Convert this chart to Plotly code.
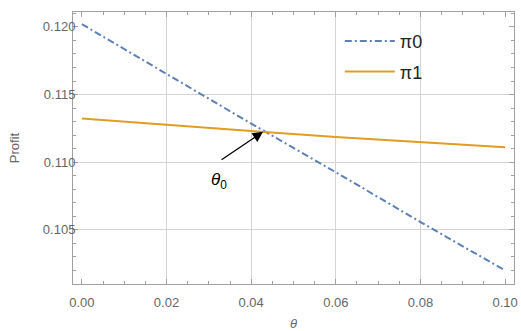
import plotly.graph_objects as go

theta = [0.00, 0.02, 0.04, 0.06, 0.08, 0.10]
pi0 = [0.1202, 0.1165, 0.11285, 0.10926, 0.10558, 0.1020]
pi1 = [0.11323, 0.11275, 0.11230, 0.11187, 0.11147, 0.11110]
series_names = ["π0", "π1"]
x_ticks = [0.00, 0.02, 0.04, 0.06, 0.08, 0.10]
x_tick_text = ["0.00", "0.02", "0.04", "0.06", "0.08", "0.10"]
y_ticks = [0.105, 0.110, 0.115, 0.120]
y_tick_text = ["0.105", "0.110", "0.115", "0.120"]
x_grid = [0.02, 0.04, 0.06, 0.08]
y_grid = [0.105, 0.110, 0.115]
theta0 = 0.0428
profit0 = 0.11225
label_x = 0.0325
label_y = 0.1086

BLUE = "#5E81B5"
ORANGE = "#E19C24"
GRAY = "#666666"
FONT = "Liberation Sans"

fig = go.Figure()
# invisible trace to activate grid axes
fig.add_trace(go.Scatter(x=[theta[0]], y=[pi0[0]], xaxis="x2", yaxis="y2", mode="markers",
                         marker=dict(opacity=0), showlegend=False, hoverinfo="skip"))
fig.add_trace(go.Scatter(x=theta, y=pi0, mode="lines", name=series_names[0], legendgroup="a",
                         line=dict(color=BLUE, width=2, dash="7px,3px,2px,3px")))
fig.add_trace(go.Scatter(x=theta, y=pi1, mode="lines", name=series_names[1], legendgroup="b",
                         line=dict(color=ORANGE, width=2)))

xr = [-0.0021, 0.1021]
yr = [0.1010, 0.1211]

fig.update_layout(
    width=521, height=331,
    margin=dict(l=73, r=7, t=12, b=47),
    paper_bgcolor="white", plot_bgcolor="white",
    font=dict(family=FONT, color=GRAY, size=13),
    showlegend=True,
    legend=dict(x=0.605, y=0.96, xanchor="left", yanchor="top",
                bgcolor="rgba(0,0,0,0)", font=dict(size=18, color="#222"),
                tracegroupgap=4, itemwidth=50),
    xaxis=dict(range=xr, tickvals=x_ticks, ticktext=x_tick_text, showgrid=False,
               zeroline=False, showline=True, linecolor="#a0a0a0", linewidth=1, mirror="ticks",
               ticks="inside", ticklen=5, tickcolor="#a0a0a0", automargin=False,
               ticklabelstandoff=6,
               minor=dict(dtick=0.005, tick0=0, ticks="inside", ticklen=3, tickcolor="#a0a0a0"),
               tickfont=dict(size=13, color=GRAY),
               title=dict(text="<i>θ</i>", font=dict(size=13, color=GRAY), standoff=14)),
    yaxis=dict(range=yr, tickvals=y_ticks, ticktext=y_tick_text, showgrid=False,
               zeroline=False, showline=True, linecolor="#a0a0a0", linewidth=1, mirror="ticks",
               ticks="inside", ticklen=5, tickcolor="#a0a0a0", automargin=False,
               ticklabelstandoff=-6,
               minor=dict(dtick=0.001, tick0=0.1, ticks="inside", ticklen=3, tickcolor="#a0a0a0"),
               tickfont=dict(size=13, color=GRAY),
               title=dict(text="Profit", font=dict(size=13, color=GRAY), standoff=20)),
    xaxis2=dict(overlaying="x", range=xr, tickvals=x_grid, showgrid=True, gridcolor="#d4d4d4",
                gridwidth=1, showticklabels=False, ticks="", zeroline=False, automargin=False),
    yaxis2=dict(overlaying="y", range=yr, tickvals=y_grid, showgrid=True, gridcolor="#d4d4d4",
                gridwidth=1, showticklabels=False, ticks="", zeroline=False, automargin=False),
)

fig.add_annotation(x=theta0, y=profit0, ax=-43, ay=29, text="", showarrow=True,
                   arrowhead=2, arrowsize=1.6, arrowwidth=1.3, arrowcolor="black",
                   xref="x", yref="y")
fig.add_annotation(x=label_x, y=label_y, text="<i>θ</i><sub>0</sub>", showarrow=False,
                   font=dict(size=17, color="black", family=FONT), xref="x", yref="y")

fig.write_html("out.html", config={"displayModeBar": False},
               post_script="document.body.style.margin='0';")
======
• **What you need to do**
Repeat the material exactly as it reads, without any of its pictures.

• **Right answer**
Convert this chart to Plotly code.
import plotly.graph_objects as go

theta = [0.00, 0.02, 0.04, 0.06, 0.08, 0.10]
pi0 = [0.1202, 0.1165, 0.11285, 0.10926, 0.10558, 0.1020]
pi1 = [0.11323, 0.11275, 0.11230, 0.11187, 0.11147, 0.11110]
series_names = ["π0", "π1"]
x_ticks = [0.00, 0.02, 0.04, 0.06, 0.08, 0.10]
x_tick_text = ["0.00", "0.02", "0.04", "0.06", "0.08", "0.10"]
y_ticks = [0.105, 0.110, 0.115, 0.120]
y_tick_text = ["0.105", "0.110", "0.115", "0.120"]
x_grid = [0.02, 0.04, 0.06, 0.08]
y_grid = [0.105, 0.110, 0.115]
theta0 = 0.0428
profit0 = 0.11225
label_x = 0.0325
label_y = 0.1086

BLUE = "#5E81B5"
ORANGE = "#E19C24"
GRAY = "#666666"
FONT = "Liberation Sans"

fig = go.Figure()
# invisible trace to activate grid axes
fig.add_trace(go.Scatter(x=[theta[0]], y=[pi0[0]], xaxis="x2", yaxis="y2", mode="markers",
                         marker=dict(opacity=0), showlegend=False, hoverinfo="skip"))
fig.add_trace(go.Scatter(x=theta, y=pi0, mode="lines", name=series_names[0], legendgroup="a",
                         line=dict(color=BLUE, width=2, dash="7px,3px,2px,3px")))
fig.add_trace(go.Scatter(x=theta, y=pi1, mode="lines", name=series_names[1], legendgroup="b",
                         line=dict(color=ORANGE, width=2)))

xr = [-0.0021, 0.1021]
yr = [0.1010, 0.1211]

fig.update_layout(
    width=521, height=331,
    margin=dict(l=73, r=7, t=12, b=47),
    paper_bgcolor="white", plot_bgcolor="white",
    font=dict(family=FONT, color=GRAY, size=13),
    showlegend=True,
    legend=dict(x=0.605, y=0.96, xanchor="left", yanchor="top",
                bgcolor="rgba(0,0,0,0)", font=dict(size=18, color="#222"),
                tracegroupgap=4, itemwidth=50),
    xaxis=dict(range=xr, tickvals=x_ticks, ticktext=x_tick_text, showgrid=False,
               zeroline=False, showline=True, linecolor="#a0a0a0", linewidth=1, mirror="ticks",
               ticks="inside", ticklen=5, tickcolor="#a0a0a0", automargin=False,
               ticklabelstandoff=6,
               minor=dict(dtick=0.005, tick0=0, ticks="inside", ticklen=3, tickcolor="#a0a0a0"),
               tickfont=dict(size=13, color=GRAY),
               title=dict(text="<i>θ</i>", font=dict(size=13, color=GRAY), standoff=14)),
    yaxis=dict(range=yr, tickvals=y_ticks, ticktext=y_tick_text, showgrid=False,
               zeroline=False, showline=True, linecolor="#a0a0a0", linewidth=1, mirror="ticks",
               ticks="inside", ticklen=5, tickcolor="#a0a0a0", automargin=False,
               ticklabelstandoff=-6,
               minor=dict(dtick=0.001, tick0=0.1, ticks="inside", ticklen=3, tickcolor="#a0a0a0"),
               tickfont=dict(size=13, color=GRAY),
               title=dict(text="Profit", font=dict(size=13, color=GRAY), standoff=20)),
    xaxis2=dict(overlaying="x", range=xr, tickvals=x_grid, showgrid=True, gridcolor="#d4d4d4",
                gridwidth=1, showticklabels=False, ticks="", zeroline=False, automargin=False),
    yaxis2=dict(overlaying="y", range=yr, tickvals=y_grid, showgrid=True, gridcolor="#d4d4d4",
                gridwidth=1, showticklabels=False, ticks="", zeroline=False, automargin=False),
)

fig.add_annotation(x=theta0, y=profit0, ax=-43, ay=29, text="", showarrow=True,
                   arrowhead=2, arrowsize=1.6, arrowwidth=1.3, arrowcolor="black",
                   xref="x", yref="y")
fig.add_annotation(x=label_x, y=label_y, text="<i>θ</i><sub>0</sub>", showarrow=False,
                   font=dict(size=17, color="black", family=FONT), xref="x", yref="y")

fig.write_html("out.html", config={"displayModeBar": False},
               post_script="document.body.style.margin='0';")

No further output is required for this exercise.